**Aim of the exercise:**
From the first line of the listing below, retype each line up to and including the one with "from matplotlib.patches import Patch"; pictures stay out.

**Information provided:**
━━━━━━━━━━━━━━━━

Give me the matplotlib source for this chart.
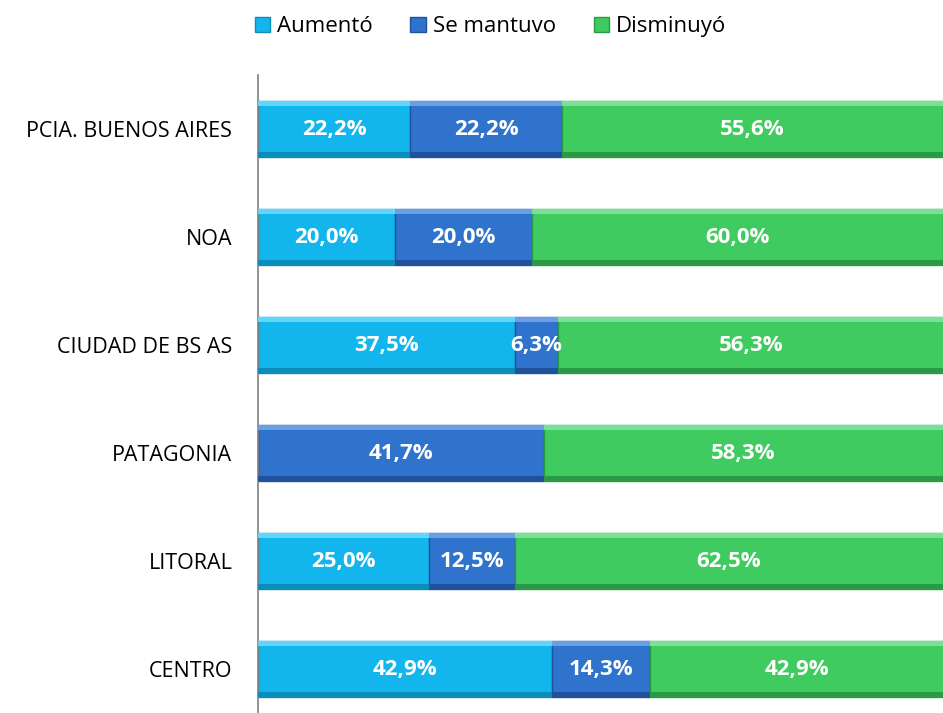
import matplotlib
matplotlib.use("Agg")
import matplotlib.pyplot as plt
from matplotlib.patches import Patch

regions = ["PCIA. BUENOS AIRES", "NOA", "CIUDAD DE BS AS", "PATAGONIA", "LITORAL", "CENTRO"]
aumento = [22.2, 20.0, 37.5, 0.0, 25.0, 42.9]
se_mantuvo = [22.2, 20.0, 6.3, 41.7, 12.5, 14.3]
disminuyo = [55.6, 60.0, 56.3, 58.3, 62.5, 42.9]
series_names = ["Aumentó", "Se mantuvo", "Disminuyó"]

# face, top highlight, bottom shade
colors = ["#12b6ec", "#2f73cd", "#40cb60"]
lights = ["#62d6fa", "#6a9fe6", "#78e196"]
darks = ["#0b8cba", "#1f519c", "#2b9a47"]

plt.rcParams["font.family"] = ["Open Sans", "DejaVu Sans"]

fig = plt.figure(figsize=(9.43, 7.13), dpi=100)
ax = fig.add_axes([258 / 943, -10 / 713, 685 / 943, 648 / 713])

H = 0.52
b = 0.05
ypos = list(range(len(regions)))
left = [0.0] * len(regions)
for vals, col, lt, dk in zip([aumento, se_mantuvo, disminuyo], colors, lights, darks):
    ax.barh(ypos, vals, left=left, height=H, color=col, edgecolor=dk, linewidth=1.0, zorder=2)
    # bevel strips (y axis is inverted: y - H/2 is the top of the bar)
    ax.barh([y - H / 2 for y in ypos], vals, left=left, height=b, align="edge",
            color=lt, linewidth=0, zorder=3)
    ax.barh([y + H / 2 - b for y in ypos], vals, left=left, height=b, align="edge",
            color=dk, linewidth=0, zorder=3)
    for y, v, l in zip(ypos, vals, left):
        if v > 0:
            ax.text(l + v / 2, y, f"{v:.1f}%".replace(".", ","), ha="center", va="center",
                    color="white", fontsize=16, fontweight="bold", zorder=4)
    left = [a + c for a, c in zip(left, vals)]

ax.set_xlim(0, 100)
ax.set_ylim(len(regions) - 0.5, -0.5)
ax.set_yticks(ypos)
ax.set_yticklabels(regions, fontsize=15.5)
ax.tick_params(axis="y", length=0, pad=18.5)
ax.set_xticks([])
for s in ["top", "right", "bottom"]:
    ax.spines[s].set_visible(False)
ax.spines["left"].set_color("#808080")
ax.spines["left"].set_linewidth(1.2)

handles = [Patch(facecolor=c, edgecolor=d) for c, d in zip(colors, darks)]
fig.legend(handles, series_names, loc="upper center", bbox_to_anchor=(0.52, 1.005), ncol=3,
           frameon=False, fontsize=16, handlelength=0.7, handleheight=0.7, handletextpad=0.3,
           columnspacing=1.7)

fig.savefig("out.png", dpi=100)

━━━━━━━━━━━━━━━━

**Response to the exercise:**
Give me the matplotlib source for this chart.
import matplotlib
matplotlib.use("Agg")
import matplotlib.pyplot as plt
from matplotlib.patches import Patch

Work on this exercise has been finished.